Pixel persistence is the amount of time a display pixel remains illuminated or visible after the source signal instructs it to change or turn off. It directly dictates how cleanly a screen displays fast-moving objects without leaving distracting trails or blurs.
In the era of modern liquid crystal displays (LCDs) and organic light-emitting diodes (OLEDs), pixels do not instantly switch states. Because a display holds an image steady until the next frame arrives, any delay in the physical transition of a pixel creates a visual overlap. This overlap causes the human eye to perceive motion blur, making pixel persistence a critical metric for visual clarity.
Pixel persistence measures the duration a pixel holds its visual state during motion.
Lower persistence values result in sharper images and less motion blur.
It is a hardware characteristic distinct from refresh rate, though both impact motion clarity.
High persistence leads to display artifacts like ghosting and trailing.
Technologies like backlight strobing and OLED materials are used to minimize its effects.
Modern displays operate on a hold-type principle. When a frame is rendered, the pixels switch to the required color and remain illuminated for the entire duration of that frame.
The persistence total is comprised of two distinct phases:
Transition Time: The physical time it takes a pixel to change from one color or luminance level to another (commonly measured as response time).
Hold Time: The duration the pixel stays static before the next update, which is directly tied to the display refresh rate.
When an object moves across the screen rapidly, your eyes naturally track its expected trajectory. If the pixels change too slowly or stay illuminated too long, the old image bleeds into the new position on your retina. The brain integrates these overlapping images, resulting in perceived motion blur.
High pixel persistence is the primary culprit behind two common display artifacts:
When pixel transition time is slow, a faint, translucent trail or "ghost" follows moving objects. This happens because the liquid crystals cannot twist fast enough to keep up with the changing data.
Commonly seen on certain panel types like Vertical Alignment (VA), smearing occurs when pixels take exceptionally long to transition from deep black to light shades, causing dark streaks behind moving elements.
Different display technologies exhibit varying degrees of inherent pixel persistence due to their structural designs.

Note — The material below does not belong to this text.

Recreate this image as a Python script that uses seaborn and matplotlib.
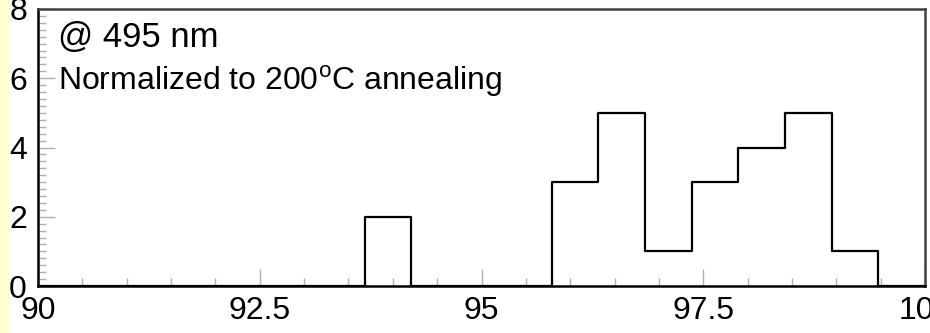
import numpy as np
import pandas as pd
import seaborn as sns
import matplotlib.pyplot as plt
from matplotlib.ticker import MultipleLocator, FuncFormatter
from matplotlib.patches import Rectangle

sns.set_style("ticks")
plt.rcParams['font.family'] = ['Liberation Sans', 'DejaVu Sans']
plt.rcParams['mathtext.fontset'] = 'custom'
plt.rcParams['mathtext.rm'] = 'Liberation Sans'
plt.rcParams['text.color'] = 'black'

# 19 bins from 90 to 100, counts
x_range = (90, 100)
counts = [0, 0, 0, 0, 0, 0, 0, 2, 0, 0, 0, 3, 5, 1, 3, 4, 5, 1, 0]
nbins = len(counts)
width = (x_range[1] - x_range[0]) / nbins
centers = x_range[0] + width * (np.arange(nbins) + 0.5)
df = pd.DataFrame({"ratio": centers, "n": counts})

fig = plt.figure(figsize=(9.3, 3.33), dpi=100)
fig.patches.append(Rectangle((0, 0), 8 / 930, 1, transform=fig.transFigure,
                             color='#ffffd0', zorder=-1))
ax = fig.add_axes([38 / 930, 1 - 286 / 333, 887 / 930, 277 / 333])

sns.histplot(data=df, x="ratio", weights="n", bins=nbins, binrange=x_range,
             element="step", fill=False, color="black", linewidth=1.6, ax=ax)

ax.set_xlim(*x_range)
ax.set_ylim(0, 8)
ax.set_xlabel("")
ax.set_ylabel("")
ax.xaxis.set_major_locator(MultipleLocator(2.5))
ax.xaxis.set_minor_locator(MultipleLocator(0.5))
ax.yaxis.set_major_locator(MultipleLocator(2))
ax.yaxis.set_minor_locator(MultipleLocator(0.2))
ax.xaxis.set_major_formatter(FuncFormatter(lambda v, p: "%g" % v))
ax.tick_params(which="both", direction="in", color="#b0b0b0", width=1,
               labelsize=23, labelcolor="black")
ax.tick_params(which="major", length=12)
ax.tick_params(which="minor", length=6)
ax.tick_params(axis="x", pad=7)
ax.tick_params(axis="y", pad=8)
for side in ["left", "bottom"]:
    ax.spines[side].set_color("black")
    ax.spines[side].set_linewidth(1.8)
for side in ["top", "right"]:
    ax.spines[side].set_visible(True)
    ax.spines[side].set_color("#404040")
    ax.spines[side].set_linewidth(1.8)

ax.text(0.0225, 0.863, "@ 495 nm", transform=ax.transAxes, fontsize=25,
        va="baseline", color="black")
ax.text(0.0225, 0.708, r"Normalized to 200$^{\rm o}$C annealing",
        transform=ax.transAxes, fontsize=23, va="baseline", color="black")

fig.savefig("out.png", dpi=100)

LCDs rely on physical liquid crystals twisting to block or pass backlight. This physical movement introduces latency.
In-Plane Switching (IPS): Offers moderate to low persistence with consistent transition times across most color shifts.
Vertical Alignment (VA): Known for higher persistence, particularly during transitions from dark to light shades, causing noticeable smearing.
Twisted Nematic (TN): Historically provided the lowest persistence among LCDs, though with compromised color accuracy and viewing angles.
OLED panels feature near-instantaneous pixel transition times because each pixel is an independent light-emitting diode. While transition persistence is nearly zero, hold-time persistence still exists unless managed by specialized software or hardware cycles.
Manufacturers employ several engineering techniques to mitigate persistence and improve motion fidelity.
Response Time Overdrive: This technique applies a higher initial voltage to liquid crystals to force them to twist faster, accelerating the transition phase. Excess overdrive can cause inverse ghosting or bright coronas.
Black Frame Insertion (BFI): By inserting a blank, black frame between active frames, the display artificially shortens the hold time. This mimics the pulsing nature of older CRT monitors, clearing the human retinal image cache.
Backlight Strobing: Used in gaming monitors, this technique synchronizes the LED backlight to flash only when the pixels have completed their transition, hiding the slow switching phase from the viewer.
| Metric | Focus Area | Unit of Measurement | Primary Impact |
|---|---|---|---|
| Pixel Persistence | Image retention duration | Milliseconds (ms) | Motion blur and clarity |
| Refresh Rate | Frame updates per second | Hertz (Hz) | Smoothness of animation |
| Response Time (GtG) | Pixel color transition speed | Milliseconds (ms) | Ghosting and trailing artifacts |
A monitor can refresh at 240Hz, but if the physical pixels take too long to transition from one color to another, the image will still suffer from ghosting. High refresh rates reduce hold time, but panel response times must match that speed to achieve true low persistence.
Response time measures the transition phase (gray-to-gray). Pixel persistence encompasses both the transition phase and the total time that light continuously emits from the pixel during a frame cycle.
Gray-to-Gray (GtG): The time it takes a pixel to shift between two gray levels.
Moving Picture Response Time (MPRT): A metric that accurately reflects perceived motion blur and persistence.
Overshoot: An artifact caused by aggressive panel overdrive, creating glowing edges around moving objects.
Hold-Type Display: A display architecture where pixels retain their state for the entire duration of a refresh cycle.